Homens e mulheres que recebem um salário que não condiz com a importância que têm, que muitas vezes não têm viaturas, armamento ou coletes, que ficam em unidades com estruturas precárias (sejam algumas bases de UPPs, sejam algumas delegacias sem ar condicionado, sem banheiro, etc.). Poderia enumerar dezenas de outros obstáculos que esses policiais enfrentam diariamente, mas acho que ninguém teria paciência de ler um texto tão grande...

Esses homens e mulheres não são vítimas do Estado?

E, sendo representantes do Estado, não seria absurdo que fossem eliminados da forma como estão sendo sem que resposta alguma seja dada?

Em menos de 60 dias, temos 34 policiais baleados no Estado do Rio. Destes, 12 morreram. Este é um número aceitável?

E espero que ninguém surja com o blá blá blá "eles sabem que a profissão é de risco", "policial morrer é normal".

Não, não é. A morte deve ser consequência, e não regra.

E que tipo de justificativa seria essa? Então porque ele é policial não merece o direito de viver?

Ah, merece sim. Morrer deve ser um risco, e não uma exigência. Uma exceção, e não uma regra. Uma fatalidade, e não um costume.

Em 2011, 72 policiais foram assassinados nos EUA.
No mesmo ano, somente no Rio de Janeiro, 130 policiais foram baleados - 61 morreram.

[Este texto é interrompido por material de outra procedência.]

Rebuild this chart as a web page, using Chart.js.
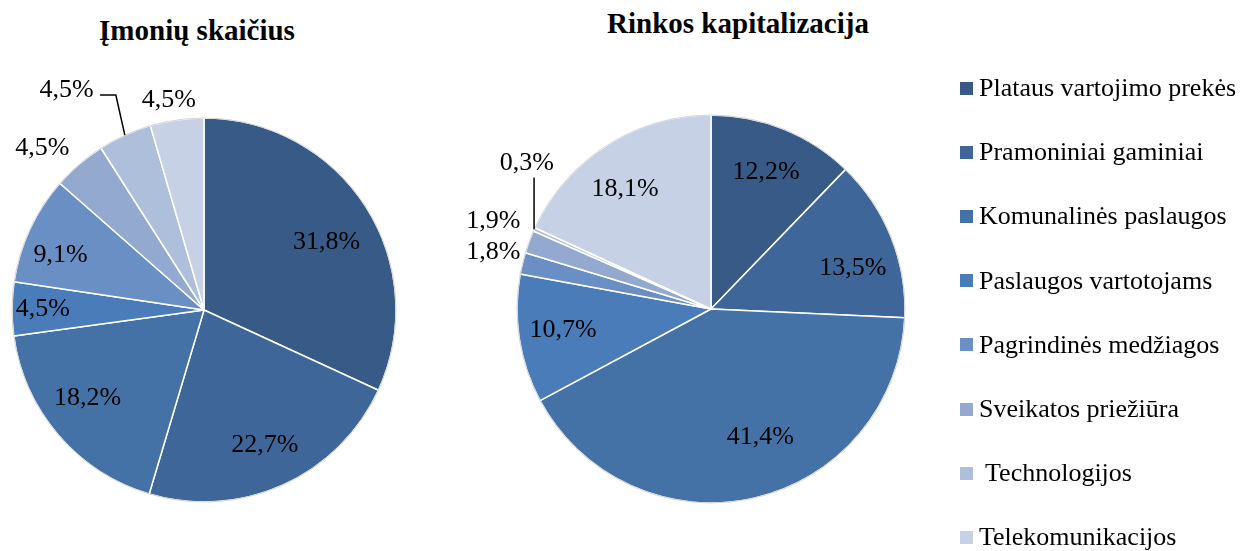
<!DOCTYPE html>
<html>
<head>
<meta charset="utf-8">
<script src="https://cdn.jsdelivr.net/npm/chart.js@4.4.0/dist/chart.umd.min.js"></script>
<style>
  body { margin: 0; background: #fff; width: 1244px; height: 551px; overflow: hidden; position: relative;
         font-family: "Liberation Serif", "Times New Roman", serif; color: #000; }
  .title { position: absolute; font-weight: bold; font-size: 29px; line-height: 29px; white-space: nowrap; transform: translateX(-50%); }
  #leftBox { position: absolute; left: 0; top: 0; width: 408px; height: 551px; }
  #rightBox { position: absolute; left: 460px; top: 0; width: 502px; height: 551px; }
  .legendItem { position: absolute; left: 960px; height: 30px; display: flex; align-items: center; font-size: 26px; line-height: 30px; white-space: pre; }
  .legendItem span.box { width: 13px; height: 13px; margin-right: 6px; flex: none; }
</style>
</head>
<body>
<div class="title" style="left:197px; top:16px;">Įmonių skaičius</div>
<div class="title" style="left:738px; top:9px;">Rinkos kapitalizacija</div>
<div id="leftBox"><canvas id="leftChart"></canvas></div>
<div id="rightBox"><canvas id="rightChart"></canvas></div>
<div id="legend"></div>

<script>
// duomenys
const categories = ['Plataus vartojimo prekės', 'Pramoniniai gaminiai', 'Komunalinės paslaugos',
    'Paslaugos vartotojams', 'Pagrindinės medžiagos', 'Sveikatos priežiūra', ' Technologijos', 'Telekomunikacijos'];
const imoniuSkaicius = [31.8, 22.7, 18.2, 4.5, 9.1, 4.5, 4.5, 4.5];
const rinkosKapitalizacija = [12.2, 13.5, 41.4, 10.7, 1.8, 1.9, 0.3, 18.1];
const sliceColors = ['#375a86', '#3e6699', '#4472a7', '#4a7cb9', '#6a8fc5', '#93a9d0', '#aebfdc', '#c7d1e5'];

// etikečių vietos: rf - atstumas nuo centro spindulio dalimis, ang - kampas nuo viršaus (laipsniais)
const leftPlaces = [
    { rf: 0.73, ang: 61 }, { rf: 0.77 }, { rf: 0.76, ang: 233 }, { rf: 0.84 }, { rf: 0.80, ang: 291 },
    { rf: 1.19, ang: 315 },
    { rf: 1.35, ang: 328, leader: [[1.0, null], [1.21, 337.7], [1.244, 334.2]] },
    { rf: 1.11, ang: 350.5 }
];
const rightPlaces = [
    { rf: 0.76 }, { rf: 0.76, ang: 74 }, { rf: 0.71, ang: 159 }, { rf: 0.77, ang: 262 },
    { rf: 1.16, ang: 284.6 }, { rf: 1.21, ang: 292 },
    { rf: 1.209, ang: 308.3, leader: [[1.0, null], [1.136, 306.6]] },
    { rf: 0.76, ang: 324.3 }
];

// procentų etiketės ir išorinis pilkas kontūras
const pieLabels = {
    id: 'pieLabels',
    afterDatasetsDraw(chart, args, opts) {
        const ctx = chart.ctx;
        const meta = chart.getDatasetMeta(0);
        const values = chart.data.datasets[0].data;
        ctx.save();
        // pilkas kraštas
        const first = meta.data[0];
        ctx.beginPath();
        ctx.arc(first.x, first.y, first.outerRadius, 0, Math.PI * 2);
        ctx.strokeStyle = '#d4d4d4';
        ctx.lineWidth = 1;
        ctx.stroke();

        ctx.font = '26px "Liberation Serif", "Times New Roman", serif';
        ctx.fillStyle = '#000';
        ctx.textAlign = 'center';
        ctx.textBaseline = 'middle';
        meta.data.forEach((arc, i) => {
            const p = arc.getProps(['x', 'y', 'startAngle', 'endAngle', 'outerRadius'], true);
            const mid = (p.startAngle + p.endAngle) / 2;
            const polar = (rf, angDeg) => {
                const a = (angDeg == null) ? mid : (angDeg - 90) * Math.PI / 180;
                return [p.x + Math.cos(a) * p.outerRadius * rf, p.y + Math.sin(a) * p.outerRadius * rf];
            };
            const place = opts.places[i] || { rf: 0.76 };
            if (place.leader) {
                ctx.beginPath();
                place.leader.forEach((pt, k) => {
                    const [lx, ly] = polar(pt[0], pt[1]);
                    if (k === 0) ctx.moveTo(lx, ly); else ctx.lineTo(lx, ly);
                });
                ctx.strokeStyle = '#000';
                ctx.lineWidth = 1.5;
                ctx.stroke();
            }
            const [tx, ty] = polar(place.rf, place.ang);
            ctx.fillText(values[i].toFixed(1).replace('.', ',') + '%', tx, ty);
        });
        ctx.restore();
    }
};

function makePie(canvasId, values, places, radius, padTop) {
    return new Chart(document.getElementById(canvasId).getContext('2d'), {
        type: 'pie',
        data: {
            labels: categories,
            datasets: [{
                data: values,
                backgroundColor: sliceColors,
                borderColor: '#ffffff',
                borderWidth: 1.5,
                hoverOffset: 0
            }]
        },
        options: {
            responsive: true,
            maintainAspectRatio: false,
            animation: false,
            radius: radius,
            layout: { padding: { top: padTop, bottom: 0, left: 0, right: 0 } },
            plugins: {
                legend: { display: false },
                tooltip: { enabled: false },
                pieLabels: { places: places }
            }
        },
        plugins: [pieLabels]
    });
}

makePie('leftChart', imoniuSkaicius, leftPlaces, 192, 69);
makePie('rightChart', rinkosKapitalizacija, rightPlaces, 194, 67);

// legenda
const legend = document.getElementById('legend');
categories.forEach((name, i) => {
    const item = document.createElement('div');
    item.className = 'legendItem';
    item.style.top = (88 + 64.2 * i - 15) + 'px';
    const box = document.createElement('span');
    box.className = 'box';
    box.style.background = sliceColors[i];
    const txt = document.createElement('span');
    txt.textContent = name;
    item.appendChild(box);
    item.appendChild(txt);
    legend.appendChild(item);
});
</script>
</body>
</html>
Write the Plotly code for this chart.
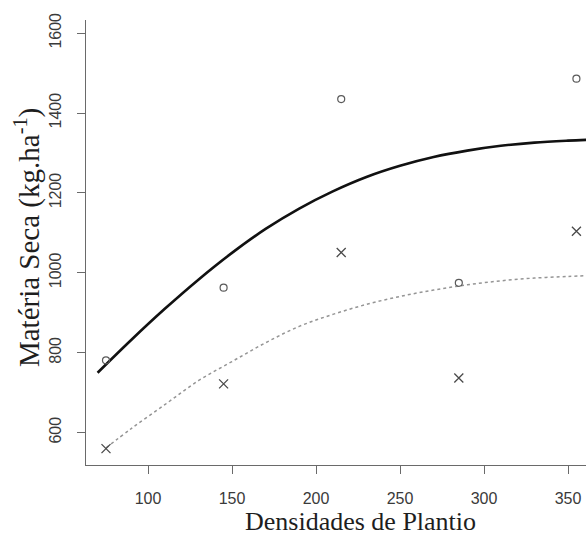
import plotly.graph_objects as go

# Planting densities and observed dry matter (kg/ha)
densidades = [75, 145, 215, 285, 355]
materia_circulos = [781, 963, 1435, 975, 1486]
materia_cruzes = [560, 722, 1051, 737, 1104]

# Fitted response curves, read along the density axis
curva_x = [70, 90, 110, 130, 150, 170, 190, 210, 230, 250, 270, 290, 310, 330, 350, 361]
curva_solida = [750, 832, 910, 983, 1050, 1110, 1161, 1204, 1240, 1268, 1290, 1306, 1318, 1326, 1331, 1333]
curva_pontilhada_x = [75, 90, 110, 130, 150, 170, 190, 210, 230, 250, 270, 290, 310, 330, 350, 361]
curva_pontilhada = [562, 610, 670, 730, 778, 825, 866, 896, 921, 941, 957, 970, 980, 987, 991, 993]

x_ticks = [100, 150, 200, 250, 300, 350]
y_ticks = [600, 800, 1000, 1200, 1400, 1600]

axis_grey = "#6a6a6a"
label_grey = "#3a3a3a"

fig = go.Figure()

fig.add_trace(go.Scatter(
    x=curva_x, y=curva_solida, mode="lines",
    line=dict(color="#111111", width=2.6, shape="spline"),
    showlegend=False, hoverinfo="skip",
))
fig.add_trace(go.Scatter(
    x=curva_pontilhada_x, y=curva_pontilhada, mode="lines",
    line=dict(color="#959595", width=1.5, dash="dot", shape="spline"),
    showlegend=False, hoverinfo="skip",
))
fig.add_trace(go.Scatter(
    x=densidades, y=materia_circulos, mode="markers",
    marker=dict(symbol="circle-open", size=7, color="#5a5a5a", line=dict(width=1.2)),
    showlegend=False,
))
fig.add_trace(go.Scatter(
    x=densidades, y=materia_cruzes, mode="markers",
    marker=dict(symbol="x-thin-open", size=9, color="#4a4a4a", line=dict(width=1.3, color="#4a4a4a")),
    showlegend=False,
))

fig.update_layout(
    width=586, height=538,
    margin=dict(l=86, r=0, t=20, b=73),
    paper_bgcolor="white", plot_bgcolor="white",
    xaxis=dict(
        range=[63.1, 360.7],
        tickvals=x_ticks,
        showgrid=False, zeroline=False,
        showline=True, linecolor=axis_grey, linewidth=1,
        ticks="outside", ticklen=8, tickcolor=axis_grey, tickwidth=1,
        ticklabelstandoff=11,
        tickfont=dict(family="Liberation Sans", size=16, color=label_grey),
    ),
    yaxis=dict(
        range=[519, 1633],
        tickvals=y_ticks,
        tickangle=-90,
        showgrid=False, zeroline=False,
        showline=True, linecolor=axis_grey, linewidth=1,
        ticks="outside", ticklen=8, tickcolor=axis_grey, tickwidth=1,
        ticklabelstandoff=10,
        tickfont=dict(family="Liberation Sans", size=16, color=label_grey),
    ),
    annotations=[
        dict(
            text="Densidades de Plantio",
            xref="paper", yref="paper", x=0.548, y=-0.128,
            xanchor="center", yanchor="middle", showarrow=False,
            font=dict(family="Liberation Serif", size=26, color="#1e1e1e"),
        ),
        dict(
            text="Matéria Seca (kg.ha<sup>-1</sup>)",
            xref="paper", yref="paper", x=-0.118, y=0.510,
            xanchor="center", yanchor="middle", showarrow=False,
            textangle=-90,
            font=dict(family="Liberation Serif", size=29, color="#1e1e1e"),
        ),
    ],
)

fig.write_html("out.html")
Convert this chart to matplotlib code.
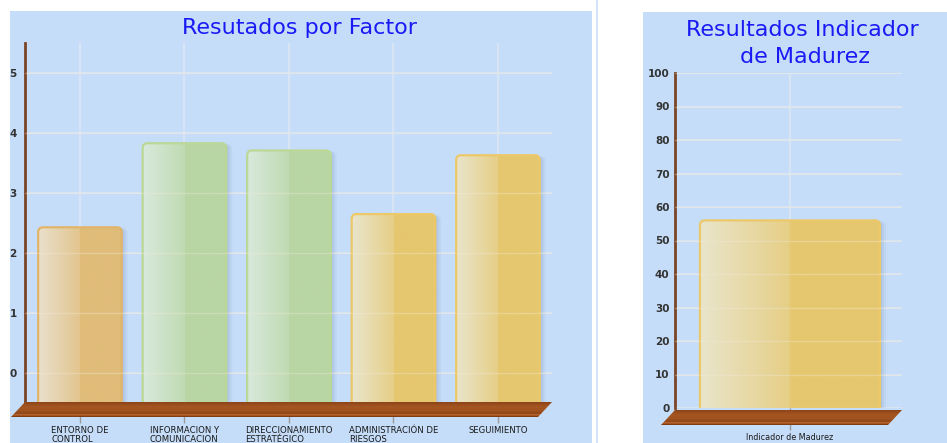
import numpy as np
import matplotlib
matplotlib.use("Agg")
import matplotlib.pyplot as plt
from matplotlib.patches import FancyBboxPatch, Polygon, Rectangle

# datos
factores = ["ENTORNO DE\nCONTROL", "INFORMACION Y\nCOMUNICACION", "DIRECCIONAMIENTO\nESTRATÉGICO",
            "ADMINISTRACIÓN DE\nRIESGOS", "SEGUIMIENTO"]
puntajes = [2.43, 3.83, 3.71, 2.65, 3.63]
ticks_factor = [0, 1, 2, 3, 4, 5]

indicador_label = ["Indicador de Madurez"]
indicador = [56]
ticks_indicador = [0, 10, 20, 30, 40, 50, 60, 70, 80, 90, 100]

# colores (claro, base, borde)
naranja = ((233, 224, 204), (224, 188, 121), (226, 180, 105))
verde = ((216, 233, 220), (184, 214, 164), (186, 216, 150))
amarillo = ((233, 229, 203), (229, 199, 111), (236, 200, 105))
colores_factor = [naranja, verde, verde, amarillo, amarillo]

W, H = 947, 443
fondo = "#c5ddf8"
rejilla = "#dde6f2"
eje = "#7a4526"

plt.rcParams["font.family"] = ["DejaVu Sans"]
fig = plt.figure(figsize=(W / 100, H / 100), dpi=100)


def rect_px(l, t, r, b):
    return [l / W, 1 - b / H, (r - l) / W, (b - t) / H]


def c(rgb):
    return np.array(rgb) / 255.0


# paneles de fondo
for l, t, r in [(10, 11, 592), (643, 12, 947)]:
    fig.add_artist(Rectangle((l / W, 0), (r - l) / W, 1 - t / H, transform=fig.transFigure,
                             facecolor=fondo, edgecolor="none", zorder=-2))
fig.add_artist(Rectangle((595.5 / W, 0), 2 / W, 1, transform=fig.transFigure,
                         facecolor="#d2e4fa", edgecolor="none", zorder=-2))


def barra(ax, x, val, ymin, ancho, cols, pxx, pxy):
    claro, base, borde = cols
    r = 5.0 / pxx
    asp = pxx / pxy
    x0 = x - ancho / 2
    bot = ymin - 10 / pxy
    style = "round,pad=0,rounding_size=%f" % r
    # sombra
    for k, a in [(6, 0.12), (4, 0.18), (2, 0.25)]:
        sh = FancyBboxPatch((x0 + k / pxx, bot), ancho, val - bot - 1 / pxy, boxstyle=style,
                            mutation_aspect=asp, fc="#8fa9c8", ec="none", alpha=a, zorder=2.5)
        ax.add_patch(sh)
    cuerpo = FancyBboxPatch((x0, bot), ancho, val - bot, boxstyle=style, mutation_aspect=asp,
                            fc="none", ec=c(borde), lw=1.6, zorder=3.1)
    ax.add_patch(cuerpo)
    n = 80
    t = np.linspace(0, 1, n)
    medio = c(claro) * 0.25 + c(base) * 0.75
    img = np.zeros((1, n, 3))
    for i, ti in enumerate(t):
        if ti < 0.5:
            f = ti / 0.5
            img[0, i] = c(claro) * (1 - f) + medio * f
        else:
            img[0, i] = c(base)
    im = ax.imshow(img, extent=[x0, x0 + ancho, bot, val], aspect="auto", zorder=3,
                   interpolation="bilinear")
    im.set_clip_path(cuerpo)


def piso(ov, l, r, top, prof=14, alto=15):
    pts = [(l, top), (r, top), (r - prof, top + alto), (l - prof, top + alto)]
    poly = Polygon(pts, closed=True, fc="none", ec="none")
    ov.add_patch(poly)
    stops = [0, 0.3, 0.6, 0.78, 0.86, 0.93, 1]
    cols = [(140, 68, 24), (165, 86, 34), (160, 82, 31), (140, 67, 22), (196, 112, 52),
            (150, 72, 26), (118, 54, 18)]
    rows = 40
    g = np.zeros((rows, 1, 3))
    for i in range(rows):
        f = i / (rows - 1)
        g[i, 0] = [np.interp(f, stops, [cc[k] for cc in cols]) / 255 for k in range(3)]
    im = ov.imshow(g, extent=[l - prof, r, top + alto, top], aspect="auto", interpolation="bilinear")
    im.set_clip_path(poly)


def estilo(ax, ticks, pad_y, tick_len):
    ax.set_facecolor("none")
    for s in ["top", "right", "bottom"]:
        ax.spines[s].set_visible(False)
    ax.spines["left"].set_color(eje)
    ax.spines["left"].set_linewidth(2.0)
    ax.set_yticks(ticks)
    ax.set_yticklabels([str(v) for v in ticks], fontsize=7.5, fontweight="bold", color="#333333")
    ax.tick_params(axis="y", length=0, pad=pad_y)
    ax.tick_params(axis="x", length=tick_len, width=1, color="#9a9a9a", pad=2)
    ax.grid(True, color=rejilla, lw=1.2)
    ax.set_axisbelow(True)


# --- grafico por factor ---
ax1 = fig.add_axes(rect_px(25, 43, 552, 402))
x1 = np.arange(len(factores))
ymin1, ymax1 = -0.48, 5.5
pxx1 = 527 / (4.517 + 0.526)
pxy1 = 359 / (ymax1 - ymin1)
for xi, v, cols in zip(x1, puntajes, colores_factor):
    barra(ax1, xi, v, ymin1, 0.8, cols, pxx1, pxy1)
for tk in ticks_factor:
    ax1.axhline(tk, color="#f4ead8", lw=1.0, alpha=0.35, zorder=4)
ax1.set_xticks(x1)
ax1.set_xticklabels(factores, fontsize=6.1, color="#1a1a1a", multialignment="left", linespacing=1.05)
estilo(ax1, ticks_factor, 6, 15)
ax1.set_xlim(-0.526, 4.517)
ax1.set_ylim(ymin1, ymax1)

# --- indicador de madurez ---
ax2 = fig.add_axes(rect_px(675, 73, 902, 408))
x2 = np.arange(len(indicador))
ymin2, ymax2 = 0, 100
pxx2 = 227 / 1.009
pxy2 = 335 / (ymax2 - ymin2)
for xi, v in zip(x2, indicador):
    barra(ax2, xi, v, ymin2, 0.8, amarillo, pxx2, pxy2)
for tk in ticks_indicador:
    ax2.axhline(tk, color="#f4ead8", lw=1.0, alpha=0.35, zorder=4)
ax2.set_xticks(x2)
ax2.set_xticklabels(indicador_label, fontsize=5.8, color="#1a1a1a")
estilo(ax2, ticks_indicador, 4, 16)
ax2.set_xlim(-0.511, 0.498)
ax2.set_ylim(ymin2, ymax2)

# pisos 3D sobre los ejes
ov = fig.add_axes([0, 0, 1, 1], zorder=1)
ov.axis("off")
ov.set_facecolor("none")
piso(ov, 25, 552, 402)
piso(ov, 675, 902, 410)
ov.set_xlim(0, W)
ov.set_ylim(H, 0)

fig.text(300 / W, 1 - 28 / H, "Resutados por Factor", fontsize=16, color="#1a1af5",
         ha="center", va="center")
fig.text(802 / W, 1 - 30 / H, "Resultados Indicador", fontsize=16, color="#1a1af5",
         ha="center", va="center")
fig.text(805 / W, 1 - 57 / H, "de Madurez", fontsize=16, color="#1a1af5",
         ha="center", va="center")

fig.savefig("out.png", dpi=100)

Somente no Estado do Rio.

Um procurador-geral dos EUA pediu que as autoridades federais trabalhassem junto com os departamentos de polícia locais para tentar encontrar soluções para o problema.

E aqui? O que foi feito aqui para analisar, entender e reverter esse quadro?
Nada! Tanto que os números só crescem...

Em 2012, 136 policiais baleados - 71 morreram.
Em 2013, 201 baleados - 81 mortos. 

E quer dizer que isso é normal? Não, não é.

"Ele escolheu essa profissão" é uma tentativa de justificar o injustificável tão válida como dizer que professores não podem reivindicar melhorias porque quando resolveram seguir a carreira já sabiam os salários que iriam receber.

A partir do momento em que policiais passam a ser mortos simplesmente pelo fato de serem flagrados com uma farda, ou com uma carteira, ou com uma arma, o problema tem que ser de toda a sociedade.

Ao longo da madruga deste domingo, dois policiais do 12ºBPM foram baleados durante confrontos no Morro do Cavalão, em Icaraí, na Zona Sul de Niterói, e no bairro Chic, em um dos acessos à Favela Vila Ipiranga, no Fonseca, na Zona Norte.

Logo no início da manhã, saindo de serviço, o sargento Joilson foi covardemente executado na Cova da Onça - horas após participar de incursão pra acabar com baile funk do CV no Complexo da Lagoinha, no Caramujo.

Aquelas pessoas que vivem criticando a Polícia, reclamando dos bailes funks do tráfico que incomodam seus sonos, eu pergunto: será que agora vocês também vão se pronunciar?

Até quando serão omissos achando que policiais são apenas números e que as mortes deles não são problema de vocês?

Aos que conseguiram ler até aqui, peço desculpas pelo tamanho do texto. Desculpe-me por te fazer perder alguns minutos de seu dia, mas eu precisava desabafar.